Nope. The sunshine and rain is an energy form that the mower can not use. We either need a different form of energy, or a different mower that can use solar and/or rain power. So we learn that not just any energy and any machine will do; they must be matched together.
Our lawn mower needs energy in the form of gasoline. So let's pour a gallon of gas all over the mower.
Has the order of the lawn increased?
Nope. Oh, right; gasoline is just a form of stored energy. In order to release that energy we need a source of ignition.
So we drop a match on the gasoline-doused mower.
The two requirements of energy and a machine to convert energy into useful work are not sufficient to overcome the Second Law of Thermodynamics.
So we add the third requirement: a program to control the machinery.
In the case of our lawn mower, part of this control program is built into the design of the mower. Part of that control program requires that the gasoline go into the gasoline tank rather than being poured all over the mower. (But that's not sufficient either; try dropping your match into the tank. Increased order? Nope.) More of that control program is inherent in the length of the piston rod, and the size and shape of the combustion chamber, and in the timing of the spark, etc.
Now we have energy (gasoline) being converted into useful work (the spinning of the mower's blade).
But even that amount of control program is insufficient to trim the lawn. We need even more of a control program acting on the machine itself, not just one inherent in the machine.
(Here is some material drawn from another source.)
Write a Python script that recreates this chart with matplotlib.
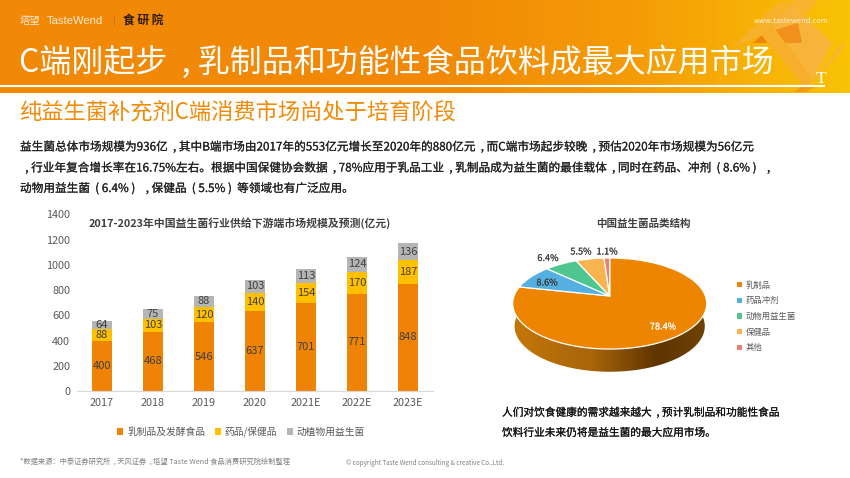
import numpy as np
import matplotlib
matplotlib.use("Agg")
import matplotlib.pyplot as plt
import matplotlib.patheffects as pe
from matplotlib.colors import LinearSegmentedColormap
from matplotlib.patches import Patch, PathPatch, Polygon
from matplotlib.path import Path

plt.rcParams['font.family'] = ['Noto Sans CJK SC', 'DejaVu Sans']

# bar chart data
years = ['2017', '2018', '2019', '2020', '2021E', '2022E', '2023E']
dairy = [400, 468, 546, 637, 701, 771, 848]
pharma = [88, 103, 120, 140, 154, 170, 187]
animal = [64, 75, 88, 103, 113, 124, 136]
bar_names = ['乳制品及发酵食品', '药品/保健品', '动植物用益生菌']
bar_colors = ['#EF8305', '#FFC000', '#B5B5B5']

# pie data
pie_names = ['乳制品', '药品冲剂', '动物用益生菌', '保健品', '其他']
pie_values = [78.4, 8.6, 6.4, 5.5, 1.1]
pie_colors = ['#EE8500', '#55B0E2', '#4FC690', '#F9B450', '#EE7F70']
pie_label_pos = [(663, 327), (547, 283), (548, 258.5), (581, 252), (607, 252)]
pie_label_colors = ['white', '#404040', '#404040', '#404040', '#404040']

W, H = 850, 478


def px_axes(left, top, right, bottom, **kw):
    return fig.add_axes([left / W, 1 - bottom / H, (right - left) / W, (bottom - top) / H], **kw)


def thick(col, lw=0.12):
    return [pe.withStroke(linewidth=lw, foreground=col)]


# reference sets full width punctuation centred in its cell
def centre_punct(s):
    return s.replace('，', '  , ').replace('（', '  ( ').replace('）', ' )  ')


fig = plt.figure(figsize=(8.5, 4.78), dpi=100, facecolor='white')

# full page layer in pixel coordinates
bg = px_axes(0, 0, W, H)
bg.axis('off')
header_cmap = LinearSegmentedColormap.from_list(
    'header', [(0, '#F18806'), (0.5, '#F18806'), (0.75, '#F59C07'), (1, '#F9C305')])
bg.imshow(np.linspace(0, 1, 256).reshape(1, -1), cmap=header_cmap, aspect='auto',
          extent=(0, W, 92.5, 0), zorder=0)

# box shape in the header corner
box_parts = [
    ([(733, 47), (775, 5), (792, 0), (772, 25), (762, 35)], '#F8B23A', 0.75),
    ([(792, 0), (818, 0), (806, 15), (795, 6)], '#F8B23A', 0.75),
    ([(772, 25), (792, 3), (832, 43), (813, 80)], '#F8B33F', 0.95),
    ([(775, 30), (798, 23), (802, 43), (785, 43)], '#EF8612', 0.75),
    ([(762, 35), (767, 43), (753, 43)], '#EE7A0A', 0.8),
    ([(762, 35), (772, 25), (813, 80), (805, 88)], '#F9AE30', 0.95),
    ([(813, 80), (842, 43), (844, 47), (808, 89)], '#F8B23A', 0.85),
    ([(793, 92), (805, 85), (815, 87), (806, 92)], '#EE8C0F', 0.7),
]
for pts, col, alpha in box_parts:
    bg.add_patch(Polygon(pts, closed=True, fc=col, ec='none', alpha=alpha, zorder=1))

bg.plot([0, 825], [86.2, 86.2], color='white', lw=1.5, zorder=2, solid_capstyle='butt')
bg.text(821.5, 78.5, 'T', color='white', fontsize=12.5, family='Liberation Serif',
        ha='center', va='center', zorder=3)

bg.text(20, 20.5, '塔望', color='#FDEBD3', fontsize=7.4, va='center', zorder=3)
bg.text(47, 20.5, 'TasteWend', color='#FDEBD3', fontsize=8.1, family='Liberation Sans', va='center', zorder=3)
bg.plot([114, 114], [16, 25], color='#C87A20', lw=0.7, zorder=3)
bg.text(123, 20.5, '食 研 院', color='#2A1A08', fontsize=8.5, weight='bold', va='center', zorder=3)
bg.text(829, 20.5, 'www.tastewend.com', color='#FFF2D8', fontsize=5.4, ha='right', va='center', zorder=3)

bg.text(19, 62, centre_punct('C端刚起步，乳制品和功能性食品饮料成最大应用市场'), color='white', fontsize=23,
        va='center', zorder=3)
bg.text(19, 112, '纯益生菌补充剂C端消费市场尚处于培育阶段', color='#F18A06', fontsize=16,
        va='center')

body_lines = [
    '益生菌总体市场规模为936亿，其中B端市场由2017年的553亿元增长至2020年的880亿元，而C端市场起步较晚，预估2020年市场规模为56亿元',
    '，行业年复合增长率在16.75%左右。根据中国保健协会数据，78%应用于乳品工业，乳制品成为益生菌的最佳载体，同时在药品、冲剂（8.6%），',
    '动物用益生菌（6.4%），保健品（5.5%）等领域也有广泛应用。',
]
for y, line in zip([147, 168, 188.5], body_lines):
    bg.text(20, y, centre_punct(line), color='#222222', fontsize=8.4, va='center',
            path_effects=thick('#222222'))

bg.text(240, 223, '2017-2023年中国益生菌行业供给下游端市场规模及预测(亿元)', color='#404040',
        fontsize=7.8, weight='bold', ha='center', va='center')
bg.text(643, 223.5, '中国益生菌品类结构', color='#404040', fontsize=7.6, weight='bold',
        ha='center', va='center')

bg.text(502, 412, centre_punct('人们对饮食健康的需求越来越大，预计乳制品和功能性食品'), color='#111111', fontsize=7.7,
        va='center', path_effects=thick('#111111'))
bg.text(502, 432.5, '饮料行业未来仍将是益生菌的最大应用市场。', color='#111111', fontsize=7.7,
        va='center', path_effects=thick('#111111'))

bg.text(20, 462, centre_punct('*数据来源：中泰证券研究所，天风证券，塔望 Taste Wend 食品消费研究院绘制整理'), color='#808080',
        fontsize=5.2, va='center')
bg.text(346, 463, '© copyright Taste Wend consulting & creative Co.,Ltd.', color='#808080',
        fontsize=4.5, va='center')
bg.set_xlim(0, W)
bg.set_ylim(H, 0)

# stacked bars
ax = px_axes(77, 214.3, 433, 391)
ax.patch.set_alpha(0)
x = np.arange(len(years))
bottom = np.zeros(len(years))
for vals, name, col in zip([dairy, pharma, animal], bar_names, bar_colors):
    bars = ax.bar(x, vals, width=0.39, bottom=bottom, color=col, label=name)
    ax.bar_label(bars, label_type='center', color='#404040', fontsize=8)
    bottom += np.array(vals)
ax.set_xlim(-0.49, 6.49)
ax.set_ylim(0, 1400)
ax.set_xticks(x, years)
ax.set_yticks(range(0, 1401, 200))
ax.tick_params(length=0, labelsize=7.8, labelcolor='#595959', pad=5)
for side in ['top', 'right', 'left']:
    ax.spines[side].set_visible(False)
ax.spines['bottom'].set_color('#D9D9D9')
ax.legend(frameon=False, ncol=3, loc='center', bbox_to_anchor=(241, 432), bbox_transform=bg.transData,
          fontsize=7, labelcolor='#595959', handlelength=0.6, handleheight=0.6, handletextpad=0.4,
          columnspacing=1.0, borderpad=0)

# pie, squashed into perspective on the page
pax = px_axes(495, 240, 725, 385)
pax.axis('off')
cx, cy, rx, ry, k = 609.7, 296.0, 95.7, 44.3, 0.165
depth = 22.7


def project(xs, ys):
    w = 1 + k * ys
    return cx + rx * xs / w, cy - ry * ys / w


wedges, _ = pax.pie(pie_values, colors=pie_colors, startangle=90, counterclock=False)

theta = np.linspace(np.pi * 0.98, np.pi * 2.02, 200)
rim_x, rim_y = project(np.cos(theta), np.sin(theta))
low_x = cx + (rim_x - cx) * 0.98
wall = np.vstack([np.column_stack([rim_x, rim_y]),
                  np.column_stack([low_x[::-1], rim_y[::-1] + depth])])
wall_patch = Polygon(wall, closed=True, fc='none', ec='none', zorder=1)
pax.add_patch(wall_patch)
wall_cmap = LinearSegmentedColormap.from_list(
    'wall', [(0, '#C47608'), (0.4, '#A8650A'), (0.75, '#5E3400'), (1, '#704204')])
wall_img = pax.imshow(np.linspace(0, 1, 256).reshape(1, -1), cmap=wall_cmap, aspect='auto',
                      extent=(514, 706, 375, 300), zorder=1)
wall_img.set_clip_path(wall_patch)

for w, col in zip(wedges, pie_colors):
    path = w.get_path()
    wx, wy = project(path.vertices[:, 0], path.vertices[:, 1])
    pax.add_patch(PathPatch(Path(np.column_stack([wx, wy]), path.codes), fc=col, ec='white',
                            lw=0.9, zorder=2, joinstyle='round'))
    w.remove()

for val, (lx, ly), col in zip(pie_values, pie_label_pos, pie_label_colors):
    pax.text(lx, ly, f'{val}%', color=col, fontsize=6.6, ha='center', va='center', zorder=3,
             path_effects=thick(col, 0.1))
pax.set_xlim(495, 725)
pax.set_ylim(385, 240)
pax.set_aspect('auto')

handles = [Patch(fc=c, ec='none') for c in pie_colors]
bg.legend(handles, pie_names, frameon=False, loc='upper left', bbox_to_anchor=(737.5, 280.5),
          bbox_transform=bg.transData, fontsize=6, labelcolor='#595959', handlelength=0.6,
          handleheight=0.6, handletextpad=0.4, labelspacing=0.8, borderpad=0, borderaxespad=0)

fig.savefig('out.png', dpi=100)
In our case, we can use a control program in the form of a person pushing/steering the mower, or of a computer control program in the case of a "smart mower".
Now, finally, we have an increase in order within the lawn.
The only way we've overcome the Second Law of Thermodynamics, the Law of Entropy (the tendency toward disorder), is to fulfill the three requirements needed: an input of energy, a mechanism to convert that energy into useful work, and a program to control that mechanism.
The idea that the Second Law of Thermodynamics does not apply to open systems is simply wrong. An open system is only one requirement of three needed to overcome the Second Law.